Communication and Community
Lewis also had the opportunity to share his extensive knowledge of literature and online teaching through a series of lectures across East Asia.
His lecture series extended to colleges in China, Taiwan, and Thailand. The topics included Gender Trouble in a World of Alternative Facts: Transgender Identity in Contemporary American Literature and Culture, Teaching English Online: Helping Students to Learn in Cyberspace, and GLBTQ Culture in America and China: Definitions, Experiences, and Comparisons.
For his lectures at Chulalongkorn University, widely regarded as the No. 1 University in Thailand, Lewis was featured on the cover of the school newsletter. The article featuring Lewis went into detail regarding his lecture on online teaching entitled Teaching Writing and Literature Courses Online. What works? What Doesn’t?
In this lecture, Lewis discusses the ways educators can most effectively teach online courses, emphasizing the importance of communication and community. Lewis contends that the impersonal nature of online courses causes anxiety for students, who feel disconnected from their teachers. He encourages online instructors to actively engage with students through face-to-face interaction, whether in person or over a live-stream video application such as WeChat.
“Dr. Lewis’ first session, like all his classes,” reads the article, “was extremely successful with interested participants from both the Faculty of Arts and other institutions.”
A New Approach to Teaching
While the lecture series in East Asia was a great success, it is teaching in China that had the greatest impact on Lewis.
While in Shanghai, Lewis taught a postgraduate course in Short Novels, and an honors course in Classic American Literature. He was impressed by the students’ hard work and dedication to learning, but he made a point to encourage them to engage in discussion.
“This year has taught me so much about the importance of listening to student voices,” said Lewis. “My students in China didn’t like to volunteer in class; however, when they are called upon, they do a very good job.”
Lewis recognizes that American students can be shy as well, so he plans to integrate more student presentations and opportunities to lead group discussions when returning to Century College, as he did for his students in China.
Despite being reticent to speak up initially, Lewis’ students in China responded enthusiastically to his discussion-based courses.

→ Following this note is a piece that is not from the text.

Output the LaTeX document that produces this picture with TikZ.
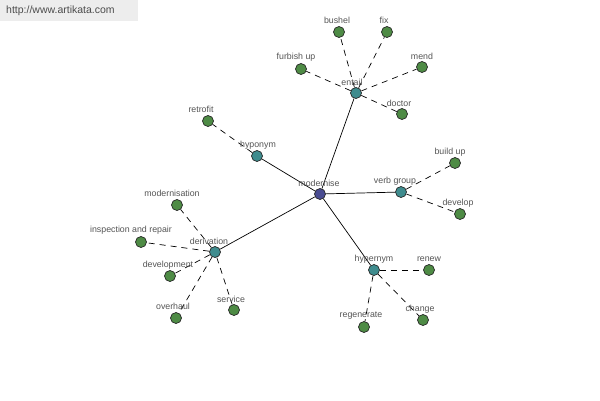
\documentclass[tikz,border=0pt]{standalone}
\usepackage{fontspec}
\setmainfont{Liberation Sans}
\definecolor{leaf}{HTML}{4E8B45}
\definecolor{rel}{HTML}{3F8C8E}
\definecolor{root}{HTML}{4A4C92}
\definecolor{lbl}{HTML}{555555}
\begin{document}
\begin{tikzpicture}[x=1pt,y=-1pt,
  dot/.style={circle,draw=black!85,line width=0.7pt,minimum size=11pt,inner sep=0pt},
  leafdot/.style={dot,fill=leaf},
  reldot/.style={dot,fill=rel},
  rootdot/.style={dot,fill=root},
  lab/.style={font=\fontsize{8.8}{9}\selectfont,text=lbl,inner sep=0pt},
  solidedge/.style={draw=black,line width=0.7pt},
  dashedge/.style={draw=black,line width=0.7pt,dash pattern=on 6pt off 5pt}]
\useasboundingbox (0,0) rectangle (600,400);
\fill[white] (0,0) rectangle (600,400);
\fill[black!7] (0,0) rectangle (138,21);
\node[font=\fontsize{10.5}{11}\selectfont,text=black!70,anchor=west,inner sep=0pt] (wm) at (6,11) {http://www.artikata.com};
% nodes
\node[rootdot] (modernise) at (320,194) {};
\node[reldot] (entail) at (356,93) {};
\node[reldot] (hyponym) at (257,156) {};
\node[reldot] (verbgroup) at (401,192) {};
\node[reldot] (derivation) at (215,252) {};
\node[reldot] (hypernym) at (374,270) {};
\node[leafdot] (bushel) at (339,32) {};
\node[leafdot] (fix) at (387,32) {};
\node[leafdot] (furbish) at (301,69) {};
\node[leafdot] (mend) at (422,67) {};
\node[leafdot] (doctor) at (402,114) {};
\node[leafdot] (retrofit) at (208,121) {};
\node[leafdot] (buildup) at (455,163) {};
\node[leafdot] (develop) at (460,214) {};
\node[leafdot] (modernisation) at (177,205) {};
\node[leafdot] (inspection) at (141,242) {};
\node[leafdot] (development) at (170,276) {};
\node[leafdot] (overhaul) at (176,318) {};
\node[leafdot] (service) at (234,310) {};
\node[leafdot] (renew) at (429,270) {};
\node[leafdot] (change) at (423,320) {};
\node[leafdot] (regenerate) at (364,327) {};
% edges
\foreach \r in {entail,hyponym,verbgroup,derivation,hypernym}
  \path[solidedge] (modernise) -- (\r);
\foreach \a/\b in {entail/bushel,entail/fix,entail/furbish,entail/mend,entail/doctor,
  hyponym/retrofit,verbgroup/buildup,verbgroup/develop,
  derivation/modernisation,derivation/inspection,derivation/development,derivation/overhaul,derivation/service,
  hypernym/renew,hypernym/change,hypernym/regenerate}
  \path[dashedge] (\a) -- (\b);
% labels
\node[lab] (lmodernise) at (319,183) {modernise};
\node[lab] (lentail) at (352,82) {entail};
\node[lab] (lhyponym) at (258,145) {hyponym};
\node[lab] (lverbgroup) at (395,181) {verb group};
\node[lab] (lderivation) at (209,241) {derivation};
\node[lab] (lhypernym) at (374,259) {hypernym};
\node[lab] (lbushel) at (337,20) {bushel};
\node[lab] (lfix) at (384,20) {fix};
\node[lab] (lfurbish) at (296,57) {furbish up};
\node[lab] (lmend) at (422,56) {mend};
\node[lab] (ldoctor) at (399,103) {doctor};
\node[lab] (lretrofit) at (201,109) {retrofit};
\node[lab] (lbuildup) at (450,152) {build up};
\node[lab] (ldevelop) at (458,203) {develop};
\node[lab] (lmodernisation) at (172,193) {modernisation};
\node[lab] (linspection) at (131,230) {inspection and repair};
\node[lab] (ldevelopment) at (168,265) {development};
\node[lab] (loverhaul) at (173,306) {overhaul};
\node[lab] (lservice) at (231,299) {service};
\node[lab] (lrenew) at (429,259) {renew};
\node[lab] (lchange) at (420,309) {change};
\node[lab] (lregenerate) at (361,316) {regenerate};
\end{tikzpicture}
\end{document}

“The intellectual curiosity these students had was extraordinary,” said Lewis. “After we learned there was a mix-up and I was only supposed to be teaching the class every other week, the students told me that they still wanted to meet every week anyway,” said Lewis.
The most critical thing Lewis may have learned, however, is the importance of connecting the classroom with the world.
“I've learned a lot about the importance of global perspectives in all education,” said Lewis. “I’ll be emphasizing global perspectives much more in my classes – especially in my composition courses at Century College.”